With Bankers' Bank Failure, No Trend Seen

The main culprit in last week's demise of Independent Bankers' Bank in Springfield, Ill., was not an ailing loan portfolio but poorly performing investments in other banks.

Yet industry watchers say this failure does not signal a systemic problem among the nation's other 19 bankers' banks. Unlike most of these institutions, but like several banks in its home state market, the $583 million-asset Illinois bank had invested heavily in pools of trust-preferred securities. As Independent Bankers' Bank, a subsidiary of Bankers' Bancorp Inc., marked down securities to market value, its capital was eroded.
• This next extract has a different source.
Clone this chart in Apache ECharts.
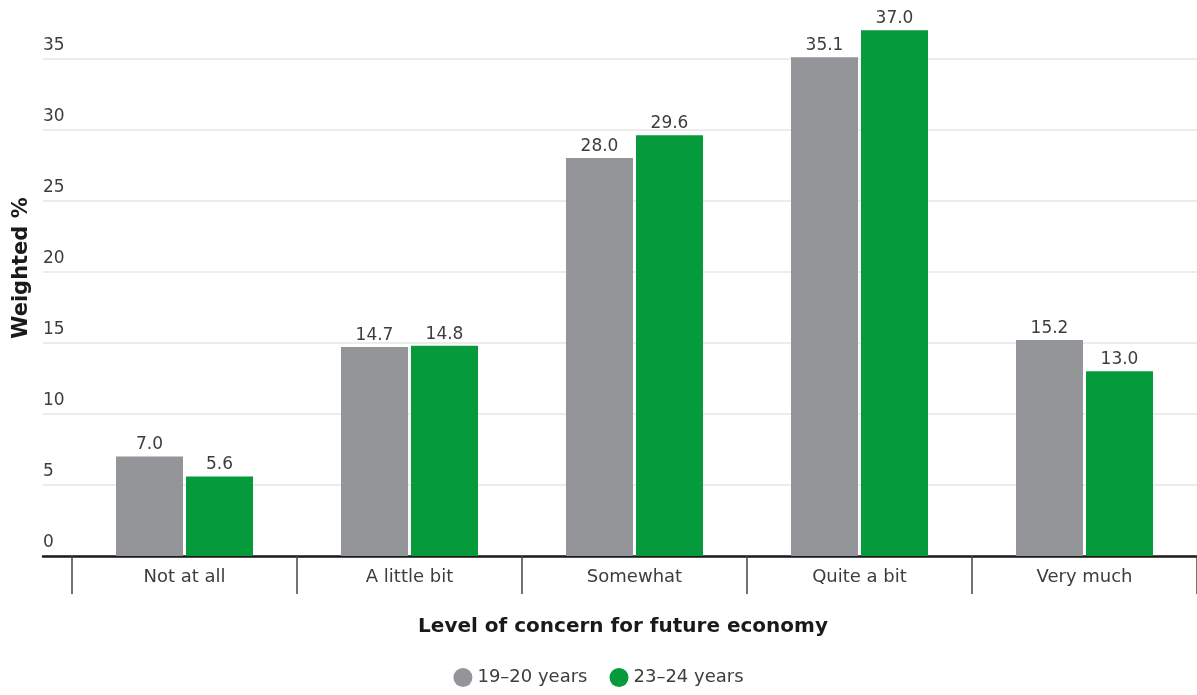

"This is another example of the investment policies we've seen coming out of several failures in Illinois," said Ralph "Chip" MacDonald, a partner at Jones Day in Atlanta. "I don't see it as saying anything for bankers' banks overall."

Of course, many banks have investments in trust-preferred securities. The issue facing Independent Bankers', which also bedevils banks that invested heavily in construction or commercial real estate, was the concentration of its portfolio in these securities.

Independent Bankers' appears to be the first failure of a bank owned entirely by banks whose sole mission is to serve community banks. It came after the May failure of Silverton Bank in Atlanta, a bankers' bank that became a correspondent bank. Silverton's failure was tied to problem residential construction loans.

"The biggest issues seem to be a handful of banks with high construction and land exposures and high construction and land loan delinquencies," said Matthew Anderson, a partner at Foresight Analytics LLC in Oakland, Calif. "This loan type is the worst-performing for all banks — a third-quarter 2009 delinquency rate of 17.9% — and entails expected losses that are higher than other loan types."

Analysts say Independent Bankers' failure stems from problems with investments in pooled trust-preferred securities, once popular capital-raising vehicles for banks that have caused considerable heartburn in recent years. In July, five banks affiliated with the Founders Group failed as a result of writedowns on trust-preferred securities. Several other banks in Illinois have been brought down by mortgage-backed securities.

"They had invested in trust-preferred securities, and with mark-to-market they got upside down on those," said L.D. McDonald, the vice chairman and chief executive officer of Midwest Independent Bancshares Inc., a holding company with two bankers' banks in Jefferson City, Mo. "Not to say we don't all have challenges. We certainly do, but none of the rest of us are in a similar boat."

Several bankers' banks had much higher ratios of nonperforming assets to total assets than Independent reported at the end of the third quarter. Independent Bankers' reported a nonperforming ratio of 1%, compared with McDonald's Midwest Independent Bank in Jefferson City, which had a ratio of 4.4%, according to data from Foresight Analytics.

Yet Independent Bankers' was more heavily invested in securities, with 37.5% of its assets allocated to securities and 11.5% of total assets invested in non-U.S. government securities. The only other bankers' bank that has held more than a 5% asset share in non-U.S. government securities is Arkansas Bankers' Bank in Little Rock, which had 18% of its assets in corporate and municipal securities but held no trust-preferred securities, said Jimmy Thomason, the Arkansas bank's president and chief executive officer.

Data from the Federal Deposit Insurance Corp. showed that the Illinois bankers' bank recorded $24.1 million of losses on securities in the first nine months of the year. Also, in June, the Federal Reserve and the Illinois Department of Financial and Professional Regulation ordered the bank and its holding company to improve the management, concentrations and valuation of its securities portfolio, calling for it to submit a plan in 60 days.

Three other bankers' banks are operating under regulatory orders. They include two subsidiaries of Midwest Independent Bancshares — Midwest Independent Bank and Nebraska Bankers' Bank in Lincoln — and the Independent Bankers' Bank of Florida in Lake Mary.

James McKillop, the president and chief executive officer of the $475 million-asset Florida bankers' bank, said his institution's situation is also different from that of the Illinois bankers' bank. Like many Florida banks, he said, his has concentrated on construction and development loans.

According to data from the FDIC, roughly 70% of the Florida bankers' bank's portfolio is in construction loans. And though the regulatory order from the Federal Reserve does not require more capital, McKillop said the bank is in the midst of raising $15 million. Its total risk-based capital ratio was 13.19% at Sept. 30 and its leverage ratio was 6.74%.

Capital is scarce right now for many banks, making it even more difficult for the bankers' banks, which rely solely on banks for their capital support. McKillop said he has refocused his bank's capital-raising strategy on a broader swath of banks to make the investment more palatable.

"The fact is, we aren't asking our nonshareholder customers for large investments," he said. "We are asking for $100,000 for each new shareholder. It means you just have to talk to a whole lot of different banks one-on-one to make sure everybody gets the same information, and that process takes time."